Ecco, sto alla porta e busso. Se qualcuno ascolta la mia voce e mi apre la porta io verrò da lui cenerò con lui ed egli con me (Ap. ,20-22).
Sto alla porta…
Io l’ho visto arrivare. Camminava rapidamente.
Io sapevo, o meglio, sentivo che si dirigeva verso la mia casa…
Mi ritrassi dalla finestra, in fretta, perché Lui non mi vedesse,
dato che non avevo la sicurezza di volergli aprire la porta.
Noi ci conosciamo da molto tempo. Poi, i nostri incontri si diradarono. Molte volte Lui venne e io, invece di aprirgli, mi nascosi.
Ecco, Lui bussa! E io, penso, apro?
Non c’è niente di pronto per accoglierlo, tutto è in perfetto… disordine! E poi, dove ho messo la chiave di questa porta?
Lui batte ancora. Io lo osservo da lontano.
Lui continua a battere soavemente, lentamente.
Noto che il suo sguardo si dirige direttamente alla porta.
L’impressione del suo volto è grave, attenta, ma non impaziente. Sembra concentrarsi non sulla porta o sulla mia risposta ,
ma sulla gioia del nostro incontro.
“Sto alla porta e busso…”
Continua a bussare, insiste pazientemente.
Che fare? Se apro, chissà se Lui mi porrà degli interrogativi?
E io… tenterò di discolparmi?
Che cosa gli dirò…?
Che cosa gli chiederò…?
Conosco le tue debolezze, i tuoi problemi, le tue sofferenze.

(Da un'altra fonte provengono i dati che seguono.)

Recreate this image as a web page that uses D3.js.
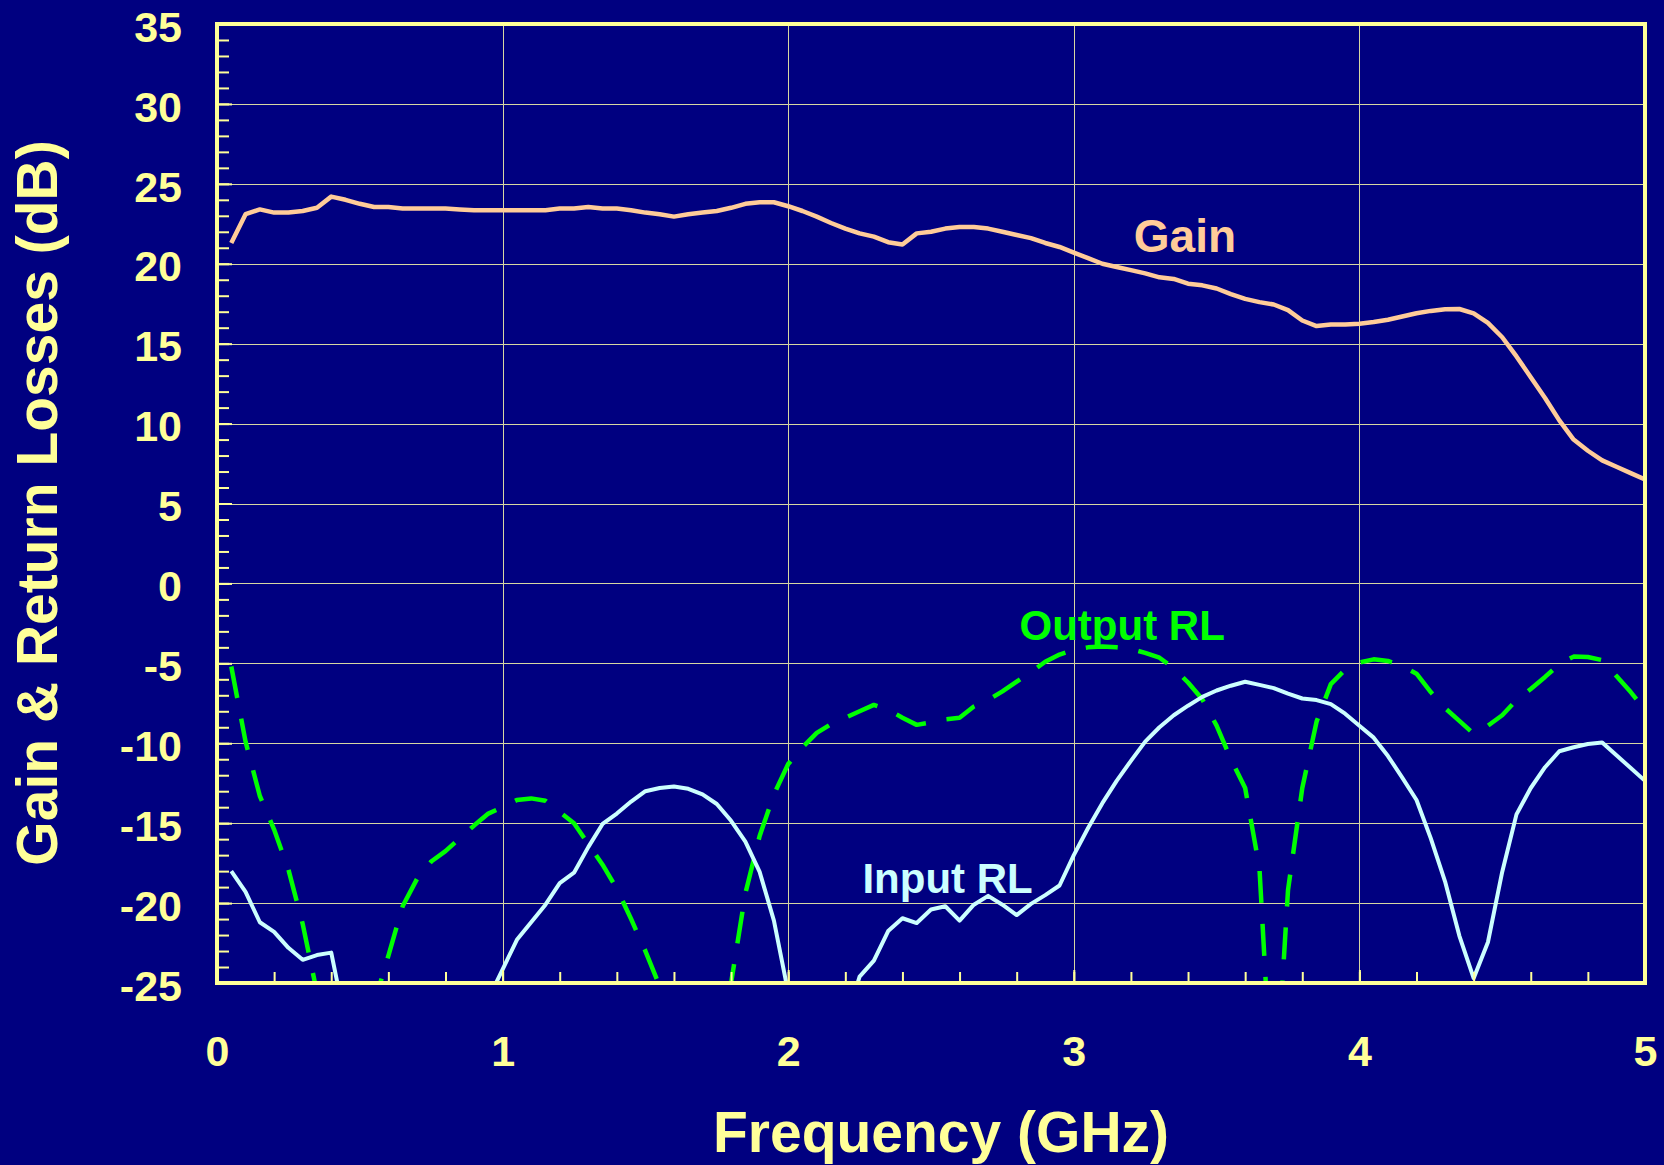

E ti dico lo stesso: Amami come sei.
In qualunque situazione tu sia:
se ti senti triste o felice,
povero o ricco, realizzato o insoddisfatto…
Amami come sei.
Se aspetti di essere perfetto, non mi amerai mai.
Lascia che ti ami, aprimi il tuo cuore.
Non importa essere sempre al massimo,
ma lavorare con il cuore.
Oggi sto alla porta del tuo cuore come un mendicante,
io il Re dei Re! Busso e aspetto.
Qualsiasi cosa tu fai, falla solo per amore.
Non ti preoccupare di possedere qualità, ti darò le mie.
Ti darò di saper amare al di là di quanto puoi sognare.
Ma ricordati… amami come sei.
Mi dirigo alla porta e apro. “Signore, entra, Tu sai…”.
Sì, io vorrei dirgli: “Tu sai, Signore, che nonostante tutto, io ti amo!”.
Ma non oso continuare la frase, perché un singhiozzo mi impedisce
di parlare. Lui mi guarda con un sorriso calmo e dice:
“Lo so… ma io voglio cenare con te!”.
Io rimango spaventato: “Signore, ma io non ho preparato la cena… non ho neppure l’occorrente”. Lui mi risponde:
“Sono io che ti invito.
Io voglio celebrare la mia cena nella tua casa!”.